Is it a Dethleffs Summer Van?

I have a friend who has just bought one of those and its rated at 140BHP


----------



## DAVID32 (Feb 17, 2008)

Hi St Abyns 
It is a Hymer van 512 i think i will walk away from this deal as i don't to buy a motorhome that is under powered .


----------



## tommytli (Aug 7, 2008)

mines the 2.4 140bhp


----------



## Jezport (Jun 19, 2008)

I have a 125BHP 2.0 transit on a Chausson Flash03 it has plenty of power,
I am looking at selling it if you are interested


----------



## helvic (Dec 15, 2007)

hi its the same van as i have had for 2 years now the engine is a 2.2 duratorq tdci delivering 130 bhp on reflection the power to weight ratio is fine we have never had any problems there has been an issue with stalling on pulling away but once you get use to it the vans fine
steve


----------



## Zebedee (Oct 3, 2007)

Moderator Note.

Two threads with same title and asking same question have been merged to avoid the inevitable confusion.

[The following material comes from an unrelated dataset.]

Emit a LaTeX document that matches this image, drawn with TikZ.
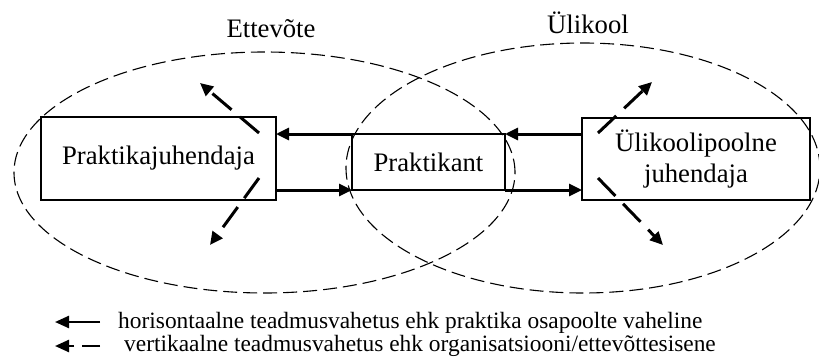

Nothing can be done to adjust the chronology of individual posts however, so up until this point some of the content may be confusing.

Zebedee


----------



## Steamdrivenandy (Jun 18, 2007)

The Hymer Van 512 is virtually the same layout as our Adria which is supplied as standard with the 100bhp Ducato. I've never driven a 100bhp version as ours is 130bhp but I've read several magazine reviews of similar vans with 100bhp motors and they've always had excellent reports for tractability, acceleration etc.

I think if you get into 22 to 24ft vans with 100bhp then there could be a problem, but a 20 footer 2/3 berther should be fine. 

SDA


----------



## dipsticks (Aug 2, 2007)

As mentioned previously there is a huge range of power plants available and presumerably the converters get what they order from Ford. On most Transits you will see a badge that specifies the HP and weight max.
Ours is a 2.4lt 140hp 3500kg vehicle see badge pic. The badges on some vehicles are on the front doors and others like ours on the rear door.

Our panel van conversion RWD goes like a rocket and we have experienced no problems at all.

Good luck hope this helps.

Peter


----------